Right now, after we collect tick statistics for user and system and store them
in a well known location, we keep the same statistics again for cpuacct.
Since cpuacct is hierarchical, the numbers for the root cgroup should be
absolutely equal to the system-wide numbers.

So it would be better to just use it: this patch changes cpuacct accounting
in a way that the cpustat statistics are kept in a struct kernel_cpustat percpu
array. In the root cgroup case, we just point it to the main array.

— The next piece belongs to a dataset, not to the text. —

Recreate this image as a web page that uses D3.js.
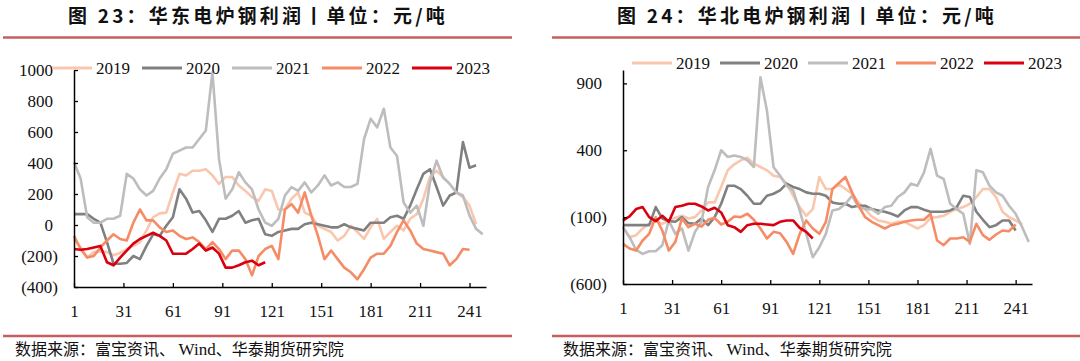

The rest of
the hierarchy walk can be totally disabled later with a static branch - but I am
not doing it here.

Signed-off-by: Glauber Costa <glommer@parallels.com>
CC: Paul Tuner <pjt@google.com>
CC: Peter Zijlstra <a.p.zijlstra@chello.nl>
---
 kernel/sched.c |  118 ++++++++++++++++++++++++++++++++++----------------------
 1 files changed, 72 insertions(+), 46 deletions(-)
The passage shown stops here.